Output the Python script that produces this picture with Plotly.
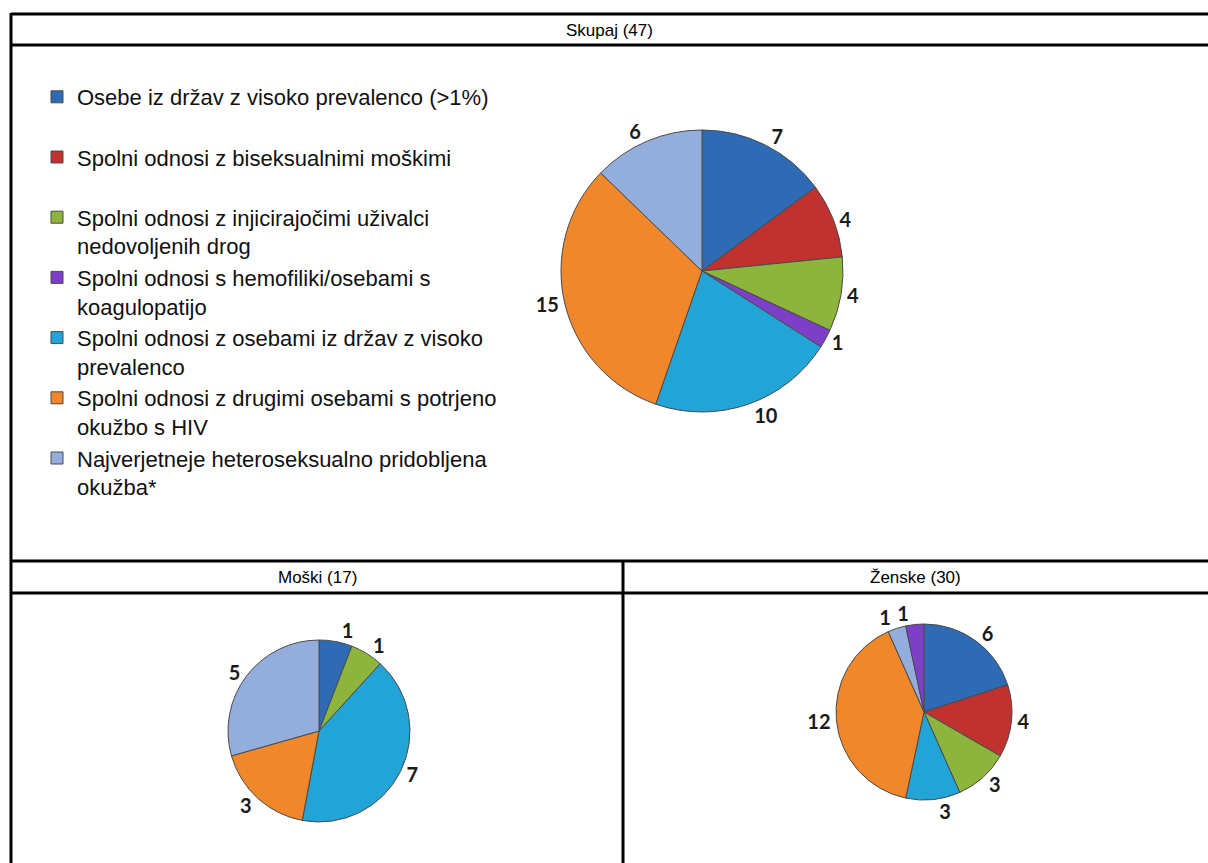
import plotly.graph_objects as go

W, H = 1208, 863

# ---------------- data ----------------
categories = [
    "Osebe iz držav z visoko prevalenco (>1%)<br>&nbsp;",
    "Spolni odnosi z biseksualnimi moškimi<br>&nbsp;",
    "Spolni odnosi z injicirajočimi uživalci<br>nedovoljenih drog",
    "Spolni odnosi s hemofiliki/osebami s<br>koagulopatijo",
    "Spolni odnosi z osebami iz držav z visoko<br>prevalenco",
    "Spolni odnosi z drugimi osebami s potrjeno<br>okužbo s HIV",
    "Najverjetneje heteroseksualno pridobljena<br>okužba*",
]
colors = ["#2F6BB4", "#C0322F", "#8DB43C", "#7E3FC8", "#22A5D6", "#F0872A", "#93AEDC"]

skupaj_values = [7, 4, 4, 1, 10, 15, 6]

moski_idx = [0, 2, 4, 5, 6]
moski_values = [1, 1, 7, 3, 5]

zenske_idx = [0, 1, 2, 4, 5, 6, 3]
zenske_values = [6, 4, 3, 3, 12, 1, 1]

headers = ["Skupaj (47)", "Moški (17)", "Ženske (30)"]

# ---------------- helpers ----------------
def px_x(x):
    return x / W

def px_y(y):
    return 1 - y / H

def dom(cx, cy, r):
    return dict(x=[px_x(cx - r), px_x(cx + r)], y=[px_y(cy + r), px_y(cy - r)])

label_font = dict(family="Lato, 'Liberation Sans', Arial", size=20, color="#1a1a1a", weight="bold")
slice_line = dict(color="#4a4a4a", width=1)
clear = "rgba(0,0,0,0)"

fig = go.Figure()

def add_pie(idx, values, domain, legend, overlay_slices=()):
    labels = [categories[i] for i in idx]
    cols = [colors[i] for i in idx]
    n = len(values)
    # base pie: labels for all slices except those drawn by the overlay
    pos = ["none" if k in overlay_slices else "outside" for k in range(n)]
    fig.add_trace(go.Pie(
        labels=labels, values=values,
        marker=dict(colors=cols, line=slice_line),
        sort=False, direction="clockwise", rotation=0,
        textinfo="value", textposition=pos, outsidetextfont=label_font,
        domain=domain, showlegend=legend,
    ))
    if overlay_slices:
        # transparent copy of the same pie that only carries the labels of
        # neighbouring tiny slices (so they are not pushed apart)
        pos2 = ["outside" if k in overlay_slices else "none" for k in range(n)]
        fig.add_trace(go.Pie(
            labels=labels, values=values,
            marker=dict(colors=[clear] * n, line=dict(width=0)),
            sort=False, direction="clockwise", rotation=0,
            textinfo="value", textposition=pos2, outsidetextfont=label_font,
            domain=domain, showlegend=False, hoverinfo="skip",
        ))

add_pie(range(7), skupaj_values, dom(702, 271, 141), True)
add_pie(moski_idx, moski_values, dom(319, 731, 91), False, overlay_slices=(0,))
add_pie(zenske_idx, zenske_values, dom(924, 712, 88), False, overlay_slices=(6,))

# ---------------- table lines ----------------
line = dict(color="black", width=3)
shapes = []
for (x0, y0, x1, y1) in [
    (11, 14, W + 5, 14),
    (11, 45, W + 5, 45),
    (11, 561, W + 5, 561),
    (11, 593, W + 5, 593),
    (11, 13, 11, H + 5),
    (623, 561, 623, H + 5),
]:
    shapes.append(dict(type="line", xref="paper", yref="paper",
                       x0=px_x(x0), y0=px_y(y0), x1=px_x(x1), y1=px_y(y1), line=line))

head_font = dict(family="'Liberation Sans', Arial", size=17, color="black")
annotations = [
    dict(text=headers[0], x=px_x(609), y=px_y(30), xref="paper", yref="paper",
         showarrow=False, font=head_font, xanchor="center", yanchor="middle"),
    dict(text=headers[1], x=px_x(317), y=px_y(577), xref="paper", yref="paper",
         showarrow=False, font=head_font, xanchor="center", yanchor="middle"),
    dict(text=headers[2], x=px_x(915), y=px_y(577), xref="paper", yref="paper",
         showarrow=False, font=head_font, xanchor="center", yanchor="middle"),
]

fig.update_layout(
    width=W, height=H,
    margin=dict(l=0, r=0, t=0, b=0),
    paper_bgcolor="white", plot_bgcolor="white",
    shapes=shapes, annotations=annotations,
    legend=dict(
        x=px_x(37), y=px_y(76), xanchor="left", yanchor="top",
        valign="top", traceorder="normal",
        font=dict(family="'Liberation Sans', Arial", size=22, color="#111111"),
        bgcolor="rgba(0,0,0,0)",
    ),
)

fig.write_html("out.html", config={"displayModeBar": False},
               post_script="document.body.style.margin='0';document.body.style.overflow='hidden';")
--------------------
CHALLENGE:
Write out each line of the listing above, exactly, from its first line to the line holding "fig = go.Figure()", inclusive. Skip the pictures.

EXERCISE OUTPUT:
Output the Python script that produces this picture with Plotly.
import plotly.graph_objects as go

W, H = 1208, 863

# ---------------- data ----------------
categories = [
    "Osebe iz držav z visoko prevalenco (>1%)<br>&nbsp;",
    "Spolni odnosi z biseksualnimi moškimi<br>&nbsp;",
    "Spolni odnosi z injicirajočimi uživalci<br>nedovoljenih drog",
    "Spolni odnosi s hemofiliki/osebami s<br>koagulopatijo",
    "Spolni odnosi z osebami iz držav z visoko<br>prevalenco",
    "Spolni odnosi z drugimi osebami s potrjeno<br>okužbo s HIV",
    "Najverjetneje heteroseksualno pridobljena<br>okužba*",
]
colors = ["#2F6BB4", "#C0322F", "#8DB43C", "#7E3FC8", "#22A5D6", "#F0872A", "#93AEDC"]

skupaj_values = [7, 4, 4, 1, 10, 15, 6]

moski_idx = [0, 2, 4, 5, 6]
moski_values = [1, 1, 7, 3, 5]

zenske_idx = [0, 1, 2, 4, 5, 6, 3]
zenske_values = [6, 4, 3, 3, 12, 1, 1]

headers = ["Skupaj (47)", "Moški (17)", "Ženske (30)"]

# ---------------- helpers ----------------
def px_x(x):
    return x / W

def px_y(y):
    return 1 - y / H

def dom(cx, cy, r):
    return dict(x=[px_x(cx - r), px_x(cx + r)], y=[px_y(cy + r), px_y(cy - r)])

label_font = dict(family="Lato, 'Liberation Sans', Arial", size=20, color="#1a1a1a", weight="bold")
slice_line = dict(color="#4a4a4a", width=1)
clear = "rgba(0,0,0,0)"

fig = go.Figure()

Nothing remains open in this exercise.